◆ **Data section**:
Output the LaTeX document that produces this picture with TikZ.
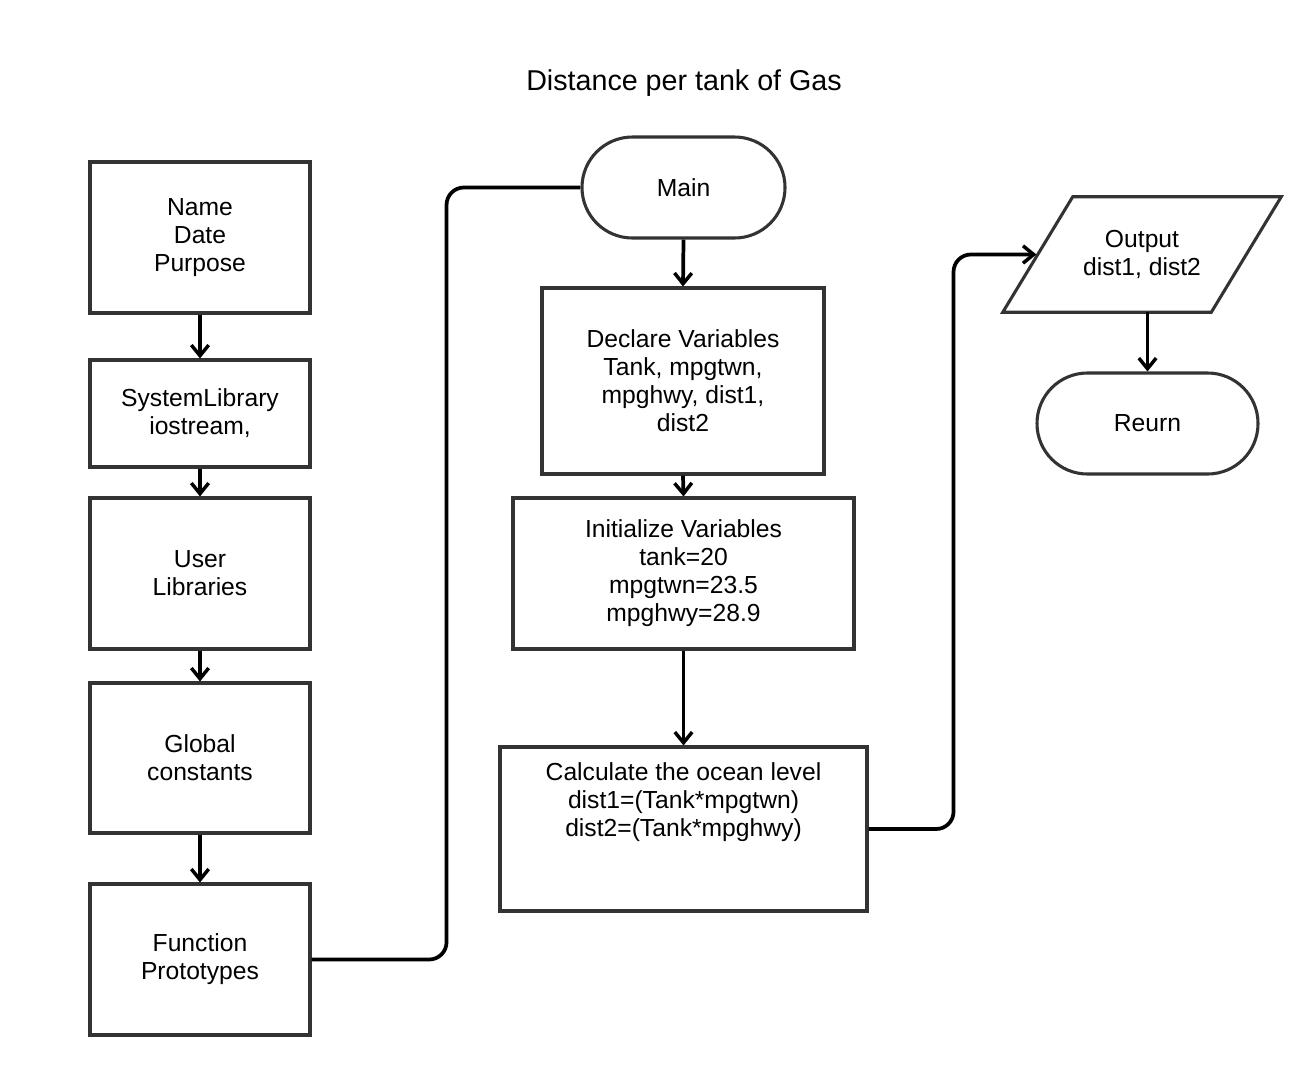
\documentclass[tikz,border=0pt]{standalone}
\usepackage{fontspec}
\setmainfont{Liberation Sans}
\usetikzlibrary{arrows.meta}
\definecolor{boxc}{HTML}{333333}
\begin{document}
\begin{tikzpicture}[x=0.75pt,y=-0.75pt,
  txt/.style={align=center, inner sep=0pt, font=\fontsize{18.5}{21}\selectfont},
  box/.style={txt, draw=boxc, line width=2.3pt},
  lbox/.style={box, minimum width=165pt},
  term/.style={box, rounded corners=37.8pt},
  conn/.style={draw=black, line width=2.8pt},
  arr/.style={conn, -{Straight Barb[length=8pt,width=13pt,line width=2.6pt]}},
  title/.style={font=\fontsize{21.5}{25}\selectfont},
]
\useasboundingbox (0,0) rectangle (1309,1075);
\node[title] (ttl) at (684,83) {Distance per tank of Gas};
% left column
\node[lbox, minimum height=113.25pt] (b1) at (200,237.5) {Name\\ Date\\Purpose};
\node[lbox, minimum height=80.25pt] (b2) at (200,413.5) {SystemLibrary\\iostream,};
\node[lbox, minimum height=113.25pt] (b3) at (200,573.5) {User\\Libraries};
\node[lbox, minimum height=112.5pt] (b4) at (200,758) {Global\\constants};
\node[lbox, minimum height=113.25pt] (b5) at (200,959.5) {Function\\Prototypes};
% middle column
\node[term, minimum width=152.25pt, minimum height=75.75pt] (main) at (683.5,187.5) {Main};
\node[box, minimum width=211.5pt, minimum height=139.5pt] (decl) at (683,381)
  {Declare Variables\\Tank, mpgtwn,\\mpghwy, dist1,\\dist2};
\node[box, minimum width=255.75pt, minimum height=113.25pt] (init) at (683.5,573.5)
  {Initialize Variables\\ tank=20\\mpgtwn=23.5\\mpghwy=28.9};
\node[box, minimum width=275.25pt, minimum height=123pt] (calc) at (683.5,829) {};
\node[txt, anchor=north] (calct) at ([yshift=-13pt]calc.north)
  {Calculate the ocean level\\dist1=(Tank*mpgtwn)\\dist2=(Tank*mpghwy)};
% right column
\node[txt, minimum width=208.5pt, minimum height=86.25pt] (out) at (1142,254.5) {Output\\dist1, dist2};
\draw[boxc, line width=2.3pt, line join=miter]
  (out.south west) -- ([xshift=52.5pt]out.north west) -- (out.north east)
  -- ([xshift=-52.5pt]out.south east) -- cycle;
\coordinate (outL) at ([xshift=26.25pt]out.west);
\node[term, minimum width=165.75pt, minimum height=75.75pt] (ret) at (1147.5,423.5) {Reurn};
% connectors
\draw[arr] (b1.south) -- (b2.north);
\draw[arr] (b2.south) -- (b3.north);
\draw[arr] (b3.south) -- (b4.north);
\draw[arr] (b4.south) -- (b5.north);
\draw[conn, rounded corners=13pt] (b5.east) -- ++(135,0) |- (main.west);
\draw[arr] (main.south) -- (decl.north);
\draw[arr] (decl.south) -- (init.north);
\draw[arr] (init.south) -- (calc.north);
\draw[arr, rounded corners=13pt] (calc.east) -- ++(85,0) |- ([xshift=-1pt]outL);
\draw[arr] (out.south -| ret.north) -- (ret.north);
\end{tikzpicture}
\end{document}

◆ **Task details**: Transcribe the material exactly, keeping every word and none of the pictures.

◆ **Output for this task**:
Output the LaTeX document that produces this picture with TikZ.
\documentclass[tikz,border=0pt]{standalone}
\usepackage{fontspec}
\setmainfont{Liberation Sans}
\usetikzlibrary{arrows.meta}
\definecolor{boxc}{HTML}{333333}
\begin{document}
\begin{tikzpicture}[x=0.75pt,y=-0.75pt,
  txt/.style={align=center, inner sep=0pt, font=\fontsize{18.5}{21}\selectfont},
  box/.style={txt, draw=boxc, line width=2.3pt},
  lbox/.style={box, minimum width=165pt},
  term/.style={box, rounded corners=37.8pt},
  conn/.style={draw=black, line width=2.8pt},
  arr/.style={conn, -{Straight Barb[length=8pt,width=13pt,line width=2.6pt]}},
  title/.style={font=\fontsize{21.5}{25}\selectfont},
]
\useasboundingbox (0,0) rectangle (1309,1075);
\node[title] (ttl) at (684,83) {Distance per tank of Gas};
% left column
\node[lbox, minimum height=113.25pt] (b1) at (200,237.5) {Name\\ Date\\Purpose};
\node[lbox, minimum height=80.25pt] (b2) at (200,413.5) {SystemLibrary\\iostream,};
\node[lbox, minimum height=113.25pt] (b3) at (200,573.5) {User\\Libraries};
\node[lbox, minimum height=112.5pt] (b4) at (200,758) {Global\\constants};
\node[lbox, minimum height=113.25pt] (b5) at (200,959.5) {Function\\Prototypes};
% middle column
\node[term, minimum width=152.25pt, minimum height=75.75pt] (main) at (683.5,187.5) {Main};
\node[box, minimum width=211.5pt, minimum height=139.5pt] (decl) at (683,381)
  {Declare Variables\\Tank, mpgtwn,\\mpghwy, dist1,\\dist2};
\node[box, minimum width=255.75pt, minimum height=113.25pt] (init) at (683.5,573.5)
  {Initialize Variables\\ tank=20\\mpgtwn=23.5\\mpghwy=28.9};
\node[box, minimum width=275.25pt, minimum height=123pt] (calc) at (683.5,829) {};
\node[txt, anchor=north] (calct) at ([yshift=-13pt]calc.north)
  {Calculate the ocean level\\dist1=(Tank*mpgtwn)\\dist2=(Tank*mpghwy)};
% right column
\node[txt, minimum width=208.5pt, minimum height=86.25pt] (out) at (1142,254.5) {Output\\dist1, dist2};
\draw[boxc, line width=2.3pt, line join=miter]
  (out.south west) -- ([xshift=52.5pt]out.north west) -- (out.north east)
  -- ([xshift=-52.5pt]out.south east) -- cycle;
\coordinate (outL) at ([xshift=26.25pt]out.west);
\node[term, minimum width=165.75pt, minimum height=75.75pt] (ret) at (1147.5,423.5) {Reurn};
% connectors
\draw[arr] (b1.south) -- (b2.north);
\draw[arr] (b2.south) -- (b3.north);
\draw[arr] (b3.south) -- (b4.north);
\draw[arr] (b4.south) -- (b5.north);
\draw[conn, rounded corners=13pt] (b5.east) -- ++(135,0) |- (main.west);
\draw[arr] (main.south) -- (decl.north);
\draw[arr] (decl.south) -- (init.north);
\draw[arr] (init.south) -- (calc.north);
\draw[arr, rounded corners=13pt] (calc.east) -- ++(85,0) |- ([xshift=-1pt]outL);
\draw[arr] (out.south -| ret.north) -- (ret.north);
\end{tikzpicture}
\end{document}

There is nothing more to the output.